Woodling: Topeka deserves shrine

Will someone take the Kansas Sports Hall of Fame? Please.

In the latest chapter of the saga involving the nomadic state shrine, the Wichita City Council voted unanimously last week to evict the hall from the city’s Old Town section for failure to pay $97,000 in back rent.

Is this the end of the Kansas Sports Hall of Fame as we know it?

If not, it should be.

Anyone who thinks the state sports shrine can operate as a self-sufficient museum is delusional. If you build it, they will not come. That’s been proven.

Created by the state legislature as part of the Kansas Centennial celebration in 1961, the shrine languished on the Topeka Fairgrounds until 1972, when Walt Cragan, a Douglas County commissioner, was instrumental in moving it to the Elizabeth M. Watkins Museum in downtown Lawrence.

While here, the Kansas Sports Hall of Fame ranked on the same level of tourist popularity with the steam engine in Watson Park, the Haskell rail trail and the Bowersock dam.

Upgrading the exhibits in 1981 did little to enhance the shrine’s cachet.

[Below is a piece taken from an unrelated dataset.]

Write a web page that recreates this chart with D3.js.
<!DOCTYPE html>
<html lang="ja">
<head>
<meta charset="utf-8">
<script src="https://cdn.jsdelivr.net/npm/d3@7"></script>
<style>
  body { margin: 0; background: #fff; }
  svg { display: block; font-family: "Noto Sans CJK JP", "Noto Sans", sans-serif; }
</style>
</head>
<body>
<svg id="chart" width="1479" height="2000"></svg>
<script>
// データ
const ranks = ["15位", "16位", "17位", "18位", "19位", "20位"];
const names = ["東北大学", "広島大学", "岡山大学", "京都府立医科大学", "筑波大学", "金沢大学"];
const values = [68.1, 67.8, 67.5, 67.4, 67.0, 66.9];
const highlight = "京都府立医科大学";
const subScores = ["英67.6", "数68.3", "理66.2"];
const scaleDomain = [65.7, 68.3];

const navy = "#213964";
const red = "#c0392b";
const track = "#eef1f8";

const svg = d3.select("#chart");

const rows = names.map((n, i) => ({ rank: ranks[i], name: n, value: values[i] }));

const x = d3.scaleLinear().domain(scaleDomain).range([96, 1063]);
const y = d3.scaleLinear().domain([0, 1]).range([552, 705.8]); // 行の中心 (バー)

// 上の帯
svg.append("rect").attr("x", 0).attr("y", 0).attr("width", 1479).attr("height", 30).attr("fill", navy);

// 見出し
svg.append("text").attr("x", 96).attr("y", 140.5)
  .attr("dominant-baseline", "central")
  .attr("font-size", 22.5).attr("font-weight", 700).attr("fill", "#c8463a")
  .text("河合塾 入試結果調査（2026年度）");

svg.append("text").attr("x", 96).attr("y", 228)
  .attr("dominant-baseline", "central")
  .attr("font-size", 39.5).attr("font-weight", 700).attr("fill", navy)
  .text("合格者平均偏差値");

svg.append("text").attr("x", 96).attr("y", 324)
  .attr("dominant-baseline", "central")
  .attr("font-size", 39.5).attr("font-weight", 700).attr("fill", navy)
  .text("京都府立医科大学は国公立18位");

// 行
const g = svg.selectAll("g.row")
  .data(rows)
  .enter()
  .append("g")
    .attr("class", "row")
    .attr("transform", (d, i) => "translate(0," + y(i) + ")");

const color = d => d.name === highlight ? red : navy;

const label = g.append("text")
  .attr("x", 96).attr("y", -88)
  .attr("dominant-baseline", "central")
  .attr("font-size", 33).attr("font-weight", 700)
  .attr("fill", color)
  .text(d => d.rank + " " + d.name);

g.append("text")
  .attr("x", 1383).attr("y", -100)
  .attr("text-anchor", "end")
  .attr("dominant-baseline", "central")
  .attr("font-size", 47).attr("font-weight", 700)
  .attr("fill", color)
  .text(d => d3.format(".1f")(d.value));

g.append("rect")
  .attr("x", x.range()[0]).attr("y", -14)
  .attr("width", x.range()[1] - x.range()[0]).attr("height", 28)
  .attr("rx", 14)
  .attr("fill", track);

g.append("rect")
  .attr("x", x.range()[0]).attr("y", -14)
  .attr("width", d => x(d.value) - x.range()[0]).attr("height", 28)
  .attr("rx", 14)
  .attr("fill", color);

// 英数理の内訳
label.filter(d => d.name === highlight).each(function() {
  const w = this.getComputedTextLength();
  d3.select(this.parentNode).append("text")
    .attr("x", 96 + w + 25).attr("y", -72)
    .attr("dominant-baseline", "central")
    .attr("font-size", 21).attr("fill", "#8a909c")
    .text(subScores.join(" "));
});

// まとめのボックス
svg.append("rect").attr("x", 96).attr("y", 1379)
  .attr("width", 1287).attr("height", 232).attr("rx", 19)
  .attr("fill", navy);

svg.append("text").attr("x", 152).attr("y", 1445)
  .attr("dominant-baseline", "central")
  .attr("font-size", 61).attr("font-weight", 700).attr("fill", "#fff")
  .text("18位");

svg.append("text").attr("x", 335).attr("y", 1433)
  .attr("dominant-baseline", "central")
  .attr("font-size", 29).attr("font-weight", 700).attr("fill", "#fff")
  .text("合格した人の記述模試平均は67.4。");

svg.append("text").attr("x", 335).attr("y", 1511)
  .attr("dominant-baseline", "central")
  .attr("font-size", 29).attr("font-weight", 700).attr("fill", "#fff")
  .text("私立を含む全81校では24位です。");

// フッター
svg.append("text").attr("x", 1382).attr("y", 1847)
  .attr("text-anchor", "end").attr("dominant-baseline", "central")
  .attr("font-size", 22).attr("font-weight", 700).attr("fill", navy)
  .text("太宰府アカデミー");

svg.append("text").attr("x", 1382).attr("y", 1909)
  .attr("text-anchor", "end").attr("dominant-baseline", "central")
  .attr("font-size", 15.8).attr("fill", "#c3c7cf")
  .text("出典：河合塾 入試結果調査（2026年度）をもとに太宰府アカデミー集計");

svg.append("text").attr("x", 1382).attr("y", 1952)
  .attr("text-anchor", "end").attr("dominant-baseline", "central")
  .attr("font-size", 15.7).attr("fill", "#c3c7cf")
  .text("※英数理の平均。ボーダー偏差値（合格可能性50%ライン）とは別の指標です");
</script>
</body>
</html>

Finally, in 1989, the Douglas County Historical Society issued an eviction notice, saying it needed the space in the Watkins Museum – a curious decision, in retrospect, because that space was never filled. Still, few complained when the Kansas Sports Hall of Fame moved into its new home in Abilene in 1990.

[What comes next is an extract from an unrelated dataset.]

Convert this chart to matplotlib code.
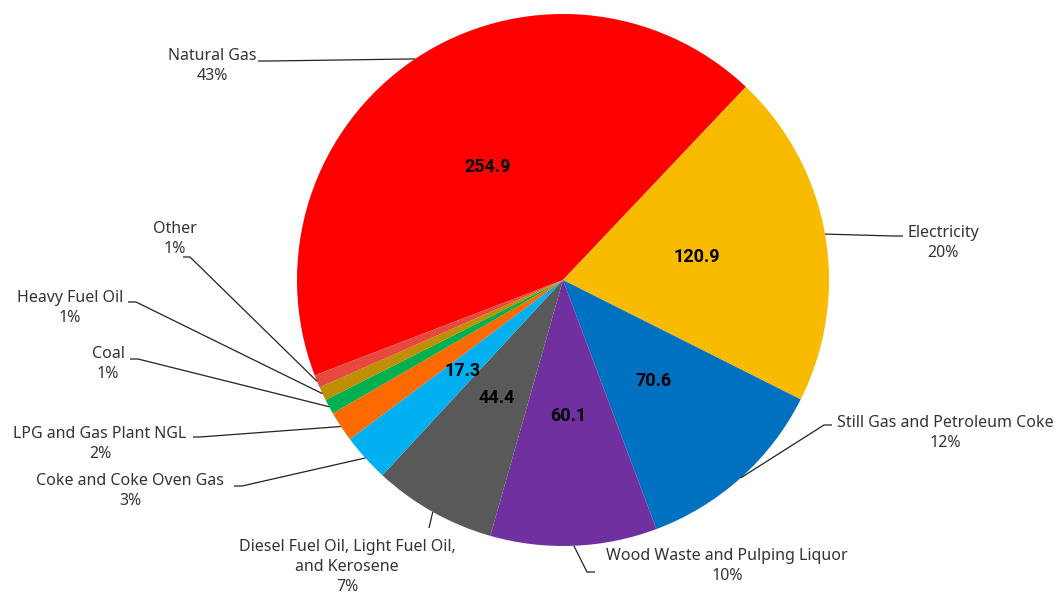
import numpy as np
import matplotlib
matplotlib.use('Agg')
import matplotlib.pyplot as plt

plt.rcParams['font.family'] = ['Noto Sans', 'DejaVu Sans']

# energy use by fuel (PJ)
categories = ['Natural Gas', 'Electricity', 'Still Gas and Petroleum Coke',
              'Wood Waste and Pulping Liquor',
              'Diesel Fuel Oil, Light Fuel Oil,\nand Kerosene',
              'Coke and Coke Oven Gas', 'LPG and Gas Plant NGL', 'Coal',
              'Heavy Fuel Oil', 'Other']
values = [254.9, 120.9, 70.6, 60.1, 44.4, 17.3, 11.0, 5.4, 5.0, 4.6]
pct_labels = ['43%', '20%', '12%', '10%', '7%', '3%', '2%', '1%', '1%', '1%']
show_value = [True, True, True, True, True, True, False, False, False, False]
colors = ['#FF0000', '#F9BB00', '#0070C0', '#7030A0', '#595959',
          '#00B0F0', '#FF6A00', '#00B050', '#BF8F00', '#E8493F']

# layout in pixels of the 1062x599 canvas: label centre, line tail, elbow
CX, CY, R = 563, 280, 266
label_pos = [(212, 66), (943, 243), (945, 433), (727, 566), (347, 567),
             (130, 491), (100, 444), (108, 364), (70, 308), (175, 239)]
tails = [(258, 61), (903, 236), (832, 425), (595, 572), (429, 528),
         (234, 486), (193, 437), (130, 359), (128, 302), (183, 257)]
elbows = [(270, 61), (893, 236), (824, 425), (587, 572), (429, 528),
          (242, 486), (200, 437), (138, 359), (136, 302), (190, 257)]


def px(p):
    return (p[0] - CX) / R, (CY - p[1]) / R


fig = plt.figure(figsize=(10.62, 5.99), dpi=100)
ax = fig.add_axes([0, 0, 1, 1])
wedges, _ = ax.pie(values, colors=colors, startangle=201, counterclock=False,
                   radius=1, center=(0, 0), wedgeprops=dict(linewidth=0))
ax.set_aspect('auto')
ax.set_xlim(-CX / R, (1062 - CX) / R)
ax.set_ylim((CY - 599) / R, CY / R)
ax.axis('off')

for i, w in enumerate(wedges):
    mid = np.deg2rad((w.theta1 + w.theta2) / 2)
    if show_value[i]:
        ax.text(0.51 * np.cos(mid), 0.51 * np.sin(mid), '{:.1f}'.format(values[i]),
                ha='center', va='center', fontsize=13, fontweight='bold',
                color='black', family=['Roboto', 'DejaVu Sans'])
    edge = (np.cos(mid), np.sin(mid))
    ex, ey = px(elbows[i])
    tx, ty = px(tails[i])
    ax.plot([edge[0], ex, tx], [edge[1], ey, ty], color='#222222', lw=0.9,
            solid_capstyle='butt')
    lx, ly = px(label_pos[i])
    ax.text(lx, ly, categories[i] + '\n' + pct_labels[i], ha='center', va='center',
            fontsize=11.5, color='#333333', linespacing=1.3)

fig.savefig('out.png', dpi=100)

Why Abilene? Well, at that time, Abilene fancied itself as the Tourist Capital of the Sunflower State, with the Eisenhower Museum, the Greyhound Hall of Fame and the Museum of Telephony already functioning. In theory, the Kansas Sports Hall of Fame would give Abilene one more reason for tourists to stop.

So much for that idea. More longhorn cattle may have come up the Chisholm Trail to the Abilene railhead during the 19th century than visited the Kansas Sports Hall of Fame during its dozen years in Ike’s hometown.

The hall’s board trustees bolted Abilene for Wichita in 2002. Reason: low attendance.

At the time, moving to the state’s largest city made sense. More people meant the potential for more visitors, not to mention the possibility of attracting corporate donors. Now, after spending half as much time in Wichita as it did in Abilene, the future of the Kansas Sports Hall of Fame in doubt.

Where could it go if it fails in Wichita? Back to Topeka, that’s where. What goes around comes around. The Kansas Sports Hall of Fame could – and should – be incorporated into the Kansas Museum of History at the intersection of I-70 and I-470 on the western edge of the Capital City.

The transition could be made without constructing an addition to the state museum. The sports shrine could be squeezed into the existing structure by displaying only the most relevant exhibits. Meanwhile, the names of the 160-plus members and a brief biography of each could be available via an interactive computer set-up.

The Kansas Sports Hall of Fame never will make it as a stand-alone attraction. That’s pretty clear after 47 years. So box it up and ship it to the Topeka museum where it belongs.